-- START --
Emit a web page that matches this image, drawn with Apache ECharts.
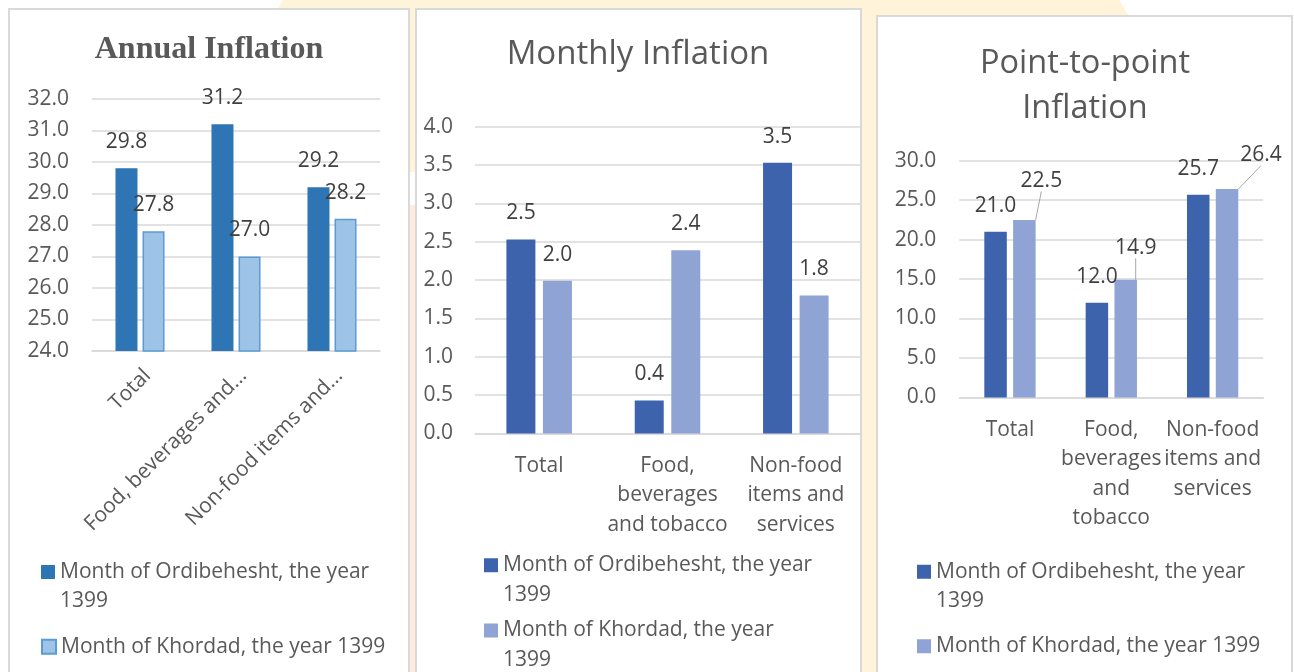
<!DOCTYPE html>
<html>
<head>
<meta charset="utf-8">
<script src="https://cdn.jsdelivr.net/npm/echarts@6/dist/echarts.min.js"></script>
<style>
body{margin:0;width:1294px;height:672px;overflow:hidden;background:#fff;position:relative;}
.bg{position:absolute;}
.panel{position:absolute;box-sizing:border-box;border:2px solid #d9d9d9;background:#fff;}
.chart{position:absolute;left:0;top:0;width:1294px;height:672px;}
</style>
</head>
<body>
<div class="bg" style="left:0;top:0;width:1294px;height:672px;background:#fff3d9;clip-path:polygon(283px 0,1119px 0,1240px 200px,1240px 672px,160px 672px,160px 200px);"></div>
<div class="bg" style="left:408px;top:172px;width:9px;height:33px;background:#fff;"></div>
<div class="bg" style="left:408px;top:205px;width:9px;height:467px;background:#fdebde;"></div>
<div class="panel" style="left:8px;top:8px;width:402px;height:700px;"></div>
<div class="panel" style="left:415px;top:8px;width:447px;height:700px;"></div>
<div class="panel" style="left:876px;top:15px;width:417px;height:700px;"></div>
<div class="chart" id="annual_chart"></div>
<div class="chart" id="monthly_chart"></div>
<div class="chart" id="p2p_chart"></div>
<script>
// series names
var name_ordi = 'Month of Ordibehesht, the year 1399';
var name_khor = 'Month of Khordad, the year 1399';

// Annual Inflation
var annual_cats = ['Total', 'Food, beverages and…', 'Non-food items and…'];
var annual_ordi = [29.8, 31.2, 29.2];
var annual_khor = [27.8, 27.0, 28.2];

// Monthly Inflation
var monthly_cats = ['Total', 'Food,\nbeverages\nand tobacco', 'Non-food\nitems and\nservices'];
var monthly_ordi = [2.53, 0.43, 3.53];
var monthly_khor = [1.99, 2.39, 1.80];

// Point-to-point Inflation
var p2p_cats = ['Total', 'Food,\nbeverages\nand\ntobacco', 'Non-food\nitems and\nservices'];
var p2p_ordi = [21.0, 12.0, 25.7];
var p2p_khor = [22.5, 14.9, 26.4];

var txt = '#595959';
var grid_line = '#d9d9d9';
var font = 'Open Sans';
// square marker at the top of a taller box, so it sits on the first text line
var icon_two_line = 'path://M0,0L14,0L14,14L0,14Z M0,43.5L0.01,43.5';

function fmt1(v) {
    return (typeof v === 'number' ? v : v.value).toFixed(1);
}

function legend_item(name, left, top, two_line) {
    return {
        left: left,
        top: top,
        padding: 0,
        orient: 'vertical',
        itemWidth: 14,
        itemHeight: two_line ? 43.5 : 14,
        selectedMode: false,
        data: [{name: name, icon: two_line ? icon_two_line : 'rect'}],
        formatter: function (n) {
            if (!two_line) return n;
            return n.replace(' 1399', '\n1399');
        },
        textStyle: {color: txt, fontSize: 21, fontFamily: font, lineHeight: 29.5}
    };
}

function value_axis(min, max, interval, margin) {
    return {
        type: 'value',
        min: min,
        max: max,
        interval: interval,
        axisLine: {show: false},
        axisTick: {show: false},
        axisLabel: {color: txt, fontSize: 21, fontFamily: font, margin: margin, formatter: fmt1},
        splitLine: {lineStyle: {color: grid_line, width: 1.5}}
    };
}

function bar_label() {
    return {show: true, position: 'top', distance: 15.5, color: '#404040', fontSize: 21, fontFamily: font, formatter: fmt1};
}

function m_onload() {
    init_annual();
    init_monthly();
    init_p2p();
}

function init_annual() {
    var chart = echarts.init(document.getElementById('annual_chart'));
    var option = {
        animation: false,
        title: {
            text: 'Annual Inflation',
            left: 209,
            top: 34,
            padding: 0,
            textAlign: 'center',
            textStyle: {color: txt, fontSize: 32, fontWeight: 'bold', fontFamily: 'Liberation Serif'}
        },
        legend: [
            legend_item(name_ordi, 41, 557.25, true),
            legend_item(name_khor, 41, 632, false)
        ],
        grid: {left: 92, top: 99, width: 288, height: 252},
        xAxis: {
            type: 'category',
            data: annual_cats,
            axisLine: {lineStyle: {color: grid_line, width: 1.5}},
            axisTick: {show: false},
            axisLabel: {color: txt, fontSize: 21, fontFamily: font, rotate: 45, margin: 14, verticalAlign: 'top', interval: 0}
        },
        yAxis: value_axis(24, 32, 1, 23),
        series: [
            {
                name: name_ordi,
                type: 'bar',
                barWidth: 22,
                barGap: '23%',
                itemStyle: {color: '#2e75b6'},
                label: bar_label(),
                data: annual_ordi
            },
            {
                name: name_khor,
                type: 'bar',
                barWidth: 22,
                itemStyle: {color: '#9dc3e6', borderColor: '#5b9bd5', borderWidth: 1.5},
                label: bar_label(),
                data: annual_khor
            }
        ]
    };
    chart.setOption(option);
}

function init_monthly() {
    var chart = echarts.init(document.getElementById('monthly_chart'));
    var option = {
        animation: false,
        title: {
            text: 'Monthly Inflation',
            left: 638,
            top: 38.5,
            padding: 0,
            textAlign: 'center',
            textStyle: {color: txt, fontSize: 33, fontWeight: 'normal', fontFamily: font}
        },
        legend: [
            legend_item(name_ordi, 484, 550.5, true),
            legend_item(name_khor, 484, 615.75, true)
        ],
        grid: {left: 475, top: 126.7, width: 385, height: 306.7},
        xAxis: {
            type: 'category',
            data: monthly_cats,
            axisLine: {lineStyle: {color: grid_line, width: 1.5}},
            axisTick: {show: false},
            axisLabel: {color: txt, fontSize: 21, fontFamily: font, lineHeight: 29.3, margin: 18, interval: 0}
        },
        yAxis: value_axis(0, 4, 0.5, 22),
        series: [
            {
                name: name_ordi,
                type: 'bar',
                barWidth: 29,
                barGap: '26%',
                itemStyle: {color: '#3c63ac'},
                label: bar_label(),
                data: monthly_ordi
            },
            {
                name: name_khor,
                type: 'bar',
                barWidth: 29,
                itemStyle: {color: '#8fa3d4'},
                label: bar_label(),
                data: monthly_khor
            }
        ]
    };
    chart.setOption(option);
}

function init_p2p() {
    var chart = echarts.init(document.getElementById('p2p_chart'));
    // label nudges (Excel moved these labels)
    var khor_moves = [[17, -13], [10, -6], [34, -8]];
    var option = {
        animation: false,
        title: {
            text: 'Point-to-point\nInflation',
            left: 1085,
            top: 41,
            padding: 0,
            textAlign: 'center',
            textStyle: {color: txt, fontSize: 32.5, fontWeight: 'normal', fontFamily: font, lineHeight: 45}
        },
        legend: [
            legend_item(name_ordi, 917, 557, true),
            legend_item(name_khor, 917, 631.5, false)
        ],
        grid: {left: 959.3, top: 160.7, width: 304, height: 236.7},
        xAxis: {
            type: 'category',
            data: p2p_cats,
            axisLine: {lineStyle: {color: grid_line, width: 1.5}},
            axisTick: {show: false},
            axisLabel: {color: txt, fontSize: 21, fontFamily: font, lineHeight: 29.3, margin: 18, interval: 0}
        },
        yAxis: value_axis(0, 30, 5, 23),
        series: [
            {
                name: name_ordi,
                type: 'bar',
                barWidth: 22.5,
                barGap: '28%',
                itemStyle: {color: '#3c63ac'},
                label: bar_label(),
                data: p2p_ordi
            },
            {
                name: name_khor,
                type: 'bar',
                barWidth: 22.5,
                itemStyle: {color: '#8fa3d4'},
                label: bar_label(),
                labelLine: {show: true, lineStyle: {color: '#a6a6a6', width: 1}},
                labelLayout: function (params) {
                    var m = khor_moves[params.dataIndex];
                    return {dx: m[0], dy: m[1]};
                },
                data: p2p_khor
            }
        ]
    };
    chart.setOption(option);
}

m_onload();
</script>
</body>
</html>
-- END --
- Exercise task
All of the lines above should be printed exactly, minus the pictures.

- Response below
Emit a web page that matches this image, drawn with Apache ECharts.
<!DOCTYPE html>
<html>
<head>
<meta charset="utf-8">
<script src="https://cdn.jsdelivr.net/npm/echarts@6/dist/echarts.min.js"></script>
<style>
body{margin:0;width:1294px;height:672px;overflow:hidden;background:#fff;position:relative;}
.bg{position:absolute;}
.panel{position:absolute;box-sizing:border-box;border:2px solid #d9d9d9;background:#fff;}
.chart{position:absolute;left:0;top:0;width:1294px;height:672px;}
</style>
</head>
<body>
<div class="bg" style="left:0;top:0;width:1294px;height:672px;background:#fff3d9;clip-path:polygon(283px 0,1119px 0,1240px 200px,1240px 672px,160px 672px,160px 200px);"></div>
<div class="bg" style="left:408px;top:172px;width:9px;height:33px;background:#fff;"></div>
<div class="bg" style="left:408px;top:205px;width:9px;height:467px;background:#fdebde;"></div>
<div class="panel" style="left:8px;top:8px;width:402px;height:700px;"></div>
<div class="panel" style="left:415px;top:8px;width:447px;height:700px;"></div>
<div class="panel" style="left:876px;top:15px;width:417px;height:700px;"></div>
<div class="chart" id="annual_chart"></div>
<div class="chart" id="monthly_chart"></div>
<div class="chart" id="p2p_chart"></div>
<script>
// series names
var name_ordi = 'Month of Ordibehesht, the year 1399';
var name_khor = 'Month of Khordad, the year 1399';

// Annual Inflation
var annual_cats = ['Total', 'Food, beverages and…', 'Non-food items and…'];
var annual_ordi = [29.8, 31.2, 29.2];
var annual_khor = [27.8, 27.0, 28.2];

// Monthly Inflation
var monthly_cats = ['Total', 'Food,\nbeverages\nand tobacco', 'Non-food\nitems and\nservices'];
var monthly_ordi = [2.53, 0.43, 3.53];
var monthly_khor = [1.99, 2.39, 1.80];

// Point-to-point Inflation
var p2p_cats = ['Total', 'Food,\nbeverages\nand\ntobacco', 'Non-food\nitems and\nservices'];
var p2p_ordi = [21.0, 12.0, 25.7];
var p2p_khor = [22.5, 14.9, 26.4];

var txt = '#595959';
var grid_line = '#d9d9d9';
var font = 'Open Sans';
// square marker at the top of a taller box, so it sits on the first text line
var icon_two_line = 'path://M0,0L14,0L14,14L0,14Z M0,43.5L0.01,43.5';

function fmt1(v) {
    return (typeof v === 'number' ? v : v.value).toFixed(1);
}

function legend_item(name, left, top, two_line) {
    return {
        left: left,
        top: top,
        padding: 0,
        orient: 'vertical',
        itemWidth: 14,
        itemHeight: two_line ? 43.5 : 14,
        selectedMode: false,
        data: [{name: name, icon: two_line ? icon_two_line : 'rect'}],
        formatter: function (n) {
            if (!two_line) return n;
            return n.replace(' 1399', '\n1399');
        },
        textStyle: {color: txt, fontSize: 21, fontFamily: font, lineHeight: 29.5}
    };
}

function value_axis(min, max, interval, margin) {
    return {
        type: 'value',
        min: min,
        max: max,
        interval: interval,
        axisLine: {show: false},
        axisTick: {show: false},
        axisLabel: {color: txt, fontSize: 21, fontFamily: font, margin: margin, formatter: fmt1},
        splitLine: {lineStyle: {color: grid_line, width: 1.5}}
    };
}

function bar_label() {
    return {show: true, position: 'top', distance: 15.5, color: '#404040', fontSize: 21, fontFamily: font, formatter: fmt1};
}

function m_onload() {
    init_annual();
    init_monthly();
    init_p2p();
}

function init_annual() {
    var chart = echarts.init(document.getElementById('annual_chart'));
    var option = {
        animation: false,
        title: {
            text: 'Annual Inflation',
            left: 209,
            top: 34,
            padding: 0,
            textAlign: 'center',
            textStyle: {color: txt, fontSize: 32, fontWeight: 'bold', fontFamily: 'Liberation Serif'}
        },
        legend: [
            legend_item(name_ordi, 41, 557.25, true),
            legend_item(name_khor, 41, 632, false)
        ],
        grid: {left: 92, top: 99, width: 288, height: 252},
        xAxis: {
            type: 'category',
            data: annual_cats,
            axisLine: {lineStyle: {color: grid_line, width: 1.5}},
            axisTick: {show: false},
            axisLabel: {color: txt, fontSize: 21, fontFamily: font, rotate: 45, margin: 14, verticalAlign: 'top', interval: 0}
        },
        yAxis: value_axis(24, 32, 1, 23),
        series: [
            {
                name: name_ordi,
                type: 'bar',
                barWidth: 22,
                barGap: '23%',
                itemStyle: {color: '#2e75b6'},
                label: bar_label(),
                data: annual_ordi
            },
            {
                name: name_khor,
                type: 'bar',
                barWidth: 22,
                itemStyle: {color: '#9dc3e6', borderColor: '#5b9bd5', borderWidth: 1.5},
                label: bar_label(),
                data: annual_khor
            }
        ]
    };
    chart.setOption(option);
}

function init_monthly() {
    var chart = echarts.init(document.getElementById('monthly_chart'));
    var option = {
        animation: false,
        title: {
            text: 'Monthly Inflation',
            left: 638,
            top: 38.5,
            padding: 0,
            textAlign: 'center',
            textStyle: {color: txt, fontSize: 33, fontWeight: 'normal', fontFamily: font}
        },
        legend: [
            legend_item(name_ordi, 484, 550.5, true),
            legend_item(name_khor, 484, 615.75, true)
        ],
        grid: {left: 475, top: 126.7, width: 385, height: 306.7},
        xAxis: {
            type: 'category',
            data: monthly_cats,
            axisLine: {lineStyle: {color: grid_line, width: 1.5}},
            axisTick: {show: false},
            axisLabel: {color: txt, fontSize: 21, fontFamily: font, lineHeight: 29.3, margin: 18, interval: 0}
        },
        yAxis: value_axis(0, 4, 0.5, 22),
        series: [
            {
                name: name_ordi,
                type: 'bar',
                barWidth: 29,
                barGap: '26%',
                itemStyle: {color: '#3c63ac'},
                label: bar_label(),
                data: monthly_ordi
            },
            {
                name: name_khor,
                type: 'bar',
                barWidth: 29,
                itemStyle: {color: '#8fa3d4'},
                label: bar_label(),
                data: monthly_khor
            }
        ]
    };
    chart.setOption(option);
}

function init_p2p() {
    var chart = echarts.init(document.getElementById('p2p_chart'));
    // label nudges (Excel moved these labels)
    var khor_moves = [[17, -13], [10, -6], [34, -8]];
    var option = {
        animation: false,
        title: {
            text: 'Point-to-point\nInflation',
            left: 1085,
            top: 41,
            padding: 0,
            textAlign: 'center',
            textStyle: {color: txt, fontSize: 32.5, fontWeight: 'normal', fontFamily: font, lineHeight: 45}
        },
        legend: [
            legend_item(name_ordi, 917, 557, true),
            legend_item(name_khor, 917, 631.5, false)
        ],
        grid: {left: 959.3, top: 160.7, width: 304, height: 236.7},
        xAxis: {
            type: 'category',
            data: p2p_cats,
            axisLine: {lineStyle: {color: grid_line, width: 1.5}},
            axisTick: {show: false},
            axisLabel: {color: txt, fontSize: 21, fontFamily: font, lineHeight: 29.3, margin: 18, interval: 0}
        },
        yAxis: value_axis(0, 30, 5, 23),
        series: [
            {
                name: name_ordi,
                type: 'bar',
                barWidth: 22.5,
                barGap: '28%',
                itemStyle: {color: '#3c63ac'},
                label: bar_label(),
                data: p2p_ordi
            },
            {
                name: name_khor,
                type: 'bar',
                barWidth: 22.5,
                itemStyle: {color: '#8fa3d4'},
                label: bar_label(),
                labelLine: {show: true, lineStyle: {color: '#a6a6a6', width: 1}},
                labelLayout: function (params) {
                    var m = khor_moves[params.dataIndex];
                    return {dx: m[0], dy: m[1]};
                },
                data: p2p_khor
            }
        ]
    };
    chart.setOption(option);
}

m_onload();
</script>
</body>
</html>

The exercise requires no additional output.